This weekend I was at the 5th International Language in the Media Conference in London, which was a great opportunity to catch up with friends and meet some new researchers too. I was talking about absence (of course!) and got some really good ideas for my project, which I will talk about more some other time. But, basically, I have been looking at how we can investigate what is absent in discourses, and, what discourses are absent in discussion of migrants and migration in the press. I have been working on four main ways into the data:
- Corpus linguistic starting points
- (Critical) discourse analytic starting points
- Meta-linguistic markers as a starting point
- Use of external data as a starting point
And I thought I would start with the last in the list; the use of external data. In this category, I am thinking of non-linguistic data which does not come from the corpus, so the example I gave on Saturday was population statistics.
My idea was this: If we compare the rankings of ‘foreign-born residents in the UK’ with the rankings of mentions of nationalities in newspaper articles that also mention migration, can we start to identify which groups are under-represented? And can this tell us anything about the way migration is represented in the UK?

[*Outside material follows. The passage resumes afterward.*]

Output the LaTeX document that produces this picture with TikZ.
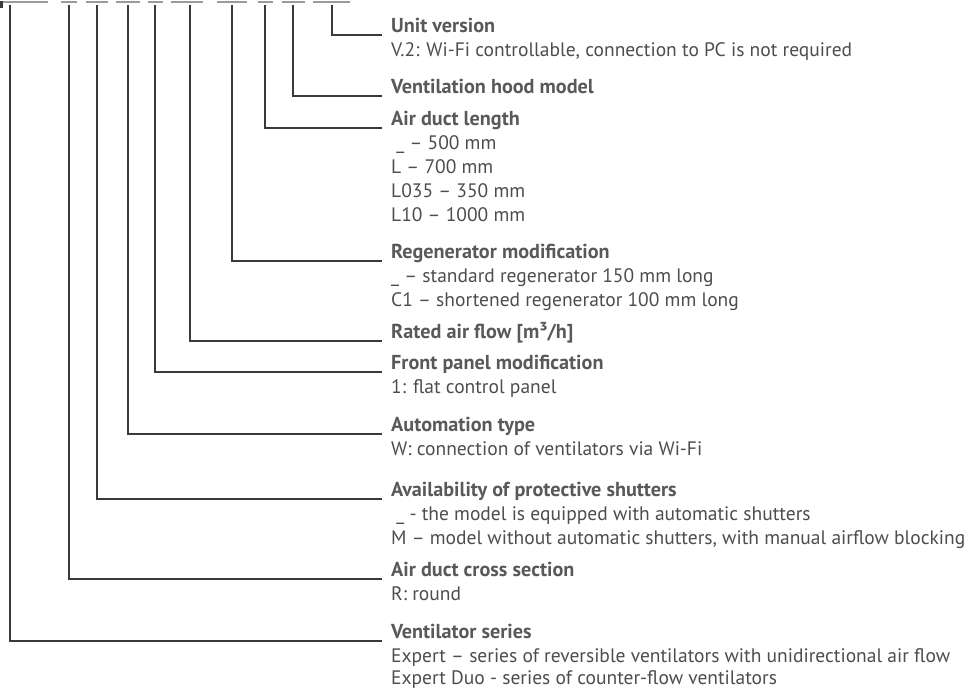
\documentclass[tikz,border=0pt]{standalone}
\usepackage{fontspec}
\setmainfont{PT Sans}
\definecolor{ttl}{HTML}{58595B}
\definecolor{txt}{HTML}{4D4D4F}
\definecolor{ln}{HTML}{3A3A3A}
\definecolor{seg}{HTML}{9A9A9A}
\begin{document}
\begin{tikzpicture}[x=1pt,y=-1pt,
  title/.style={anchor=base west,inner sep=0pt,text=ttl,font=\fontsize{20.2}{22}\selectfont\bfseries},
  desc/.style={anchor=base west,inner sep=0pt,text=txt,font=\fontsize{19.5}{22}\selectfont},
  leader/.style={draw=ln,line width=1.1pt},
  codeseg/.style={draw=seg,line width=1.3pt}]
\useasboundingbox (0,0) rectangle (977,689);
% cut-off code underscores at the top
\foreach \a/\b in {0/48,61/77,86/108,116/140,148/163,171/203,217/247,258/273,282/305,313/350}
  \draw[codeseg] (\a,2) -- (\b,2);
\fill[ln] (0,1) rectangle (2.5,8);
% tops of leaders
\foreach \n/\x in {s/10,c/69,a/97,t/128,f/155,r/190,g/232,d/265,h/293,u/332}
  \coordinate (top\n) at (\x,5);
% leader ends
\foreach \n/\y in {u/35,h/96,d/128,g/261,r/341,f/372,t/434,a/499,c/579,s/641}
  \coordinate (end\n) at (382,\y);
% titles and descriptions
\node[title] (Tu) at (391,32) {Unit version};
\node[desc] (Du1) at (391,56) {V.2: Wi-Fi controllable, connection to PC is not required};
\node[title] (Th) at (391,93) {Ventilation hood model};
\node[title] (Td) at (391,125) {Air duct length};
\node[desc] (Dd1) at (391,149) {\ \_ – 500 mm};
\node[desc] (Dd2) at (391,173) {L – 700 mm};
\node[desc] (Dd3) at (391,197) {L035 – 350 mm};
\node[desc] (Dd4) at (391,221) {L10 – 1000 mm};
\node[title] (Tg) at (391,258) {Regenerator modification};
\node[desc] (Dg1) at (391,282) {\_ – standard regenerator 150 mm long};
\node[desc] (Dg2) at (391,306) {C1 – shortened regenerator 100 mm long};
\node[title] (Tr) at (391,338) {Rated air flow [m³/h]};
\node[title] (Tf) at (391,369) {Front panel modification};
\node[desc] (Df1) at (391,393) {1: flat control panel};
\node[title] (Tt) at (391,431) {Automation type};
\node[desc] (Dt1) at (391,455) {W: connection of ventilators via Wi-Fi};
\node[title] (Ta) at (391,496) {Availability of protective shutters};
\node[desc] (Da1) at (391,520) {\ \_ - the model is equipped with automatic shutters};
\node[desc] (Da2) at (391,544) {M – model without automatic shutters, with manual airflow blocking};
\node[title] (Tc) at (391,576) {Air duct cross section};
\node[desc] (Dc1) at (391,600) {R: round};
\node[title] (Ts) at (391,638) {Ventilator series};
\node[desc] (Ds1) at (391,662) {Expert – series of reversible ventilators with unidirectional air flow};
\node[desc] (Ds2) at (391,684) {Expert Duo - series of counter-flow ventilators};
% leaders
\foreach \n in {u,h,d,g,r,f,t,a,c,s}
  \draw[leader] (top\n) |- (end\n);
\end{tikzpicture}
\end{document}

It is currently a very rough measure which needs refining, but it looks worth working on as a point of entry into the data. Most nationalities in the list occurred within 10 ranking places on each scale, for instance, people from Poland were ranked in second place in terms of population in the UK and 11th in terms of mentions in the newspapers. I then focussed on those that were ranked more than 10 places lower on the newspaper mentions list, than in the population list, as a way of identifying who perhaps was less visible. This is what came up:
- 11-20 rankings lower: Ghana, Jamaica, Kenya, Lithuania, Malaysia, New Zealand, Nigeria, Portugal, Slovakia, South Africa
- 21-30 rankings lower: Bangladesh, Somalia, Sri Lanka, Zimbabwe
- 31+ ranking lower: Philippines, Hong Kong
But having found that these nationalities appear to be under-represented, as a discourse analyst, the problem is interpreting the data because the full answer won’t be/can’t be in the corpus, of course.
In a previous study of the Italian context, I found it useful to return to the population statistics and look at what employment roles dominated for particular nationalities and saw a strong correlation between domestic labour and low visibility. But this is only partial too, because as newspaper consumers we know that assimilation of different nationalities into one broader category, e.g. east European, is a common feature of the discourse, in part, because the nationality may not be known (by text producers or implied readers), in part, because it is a rhetorical device for creating threat.
And so, to return the heading: how do you analyse the thing that you have identified as being absent?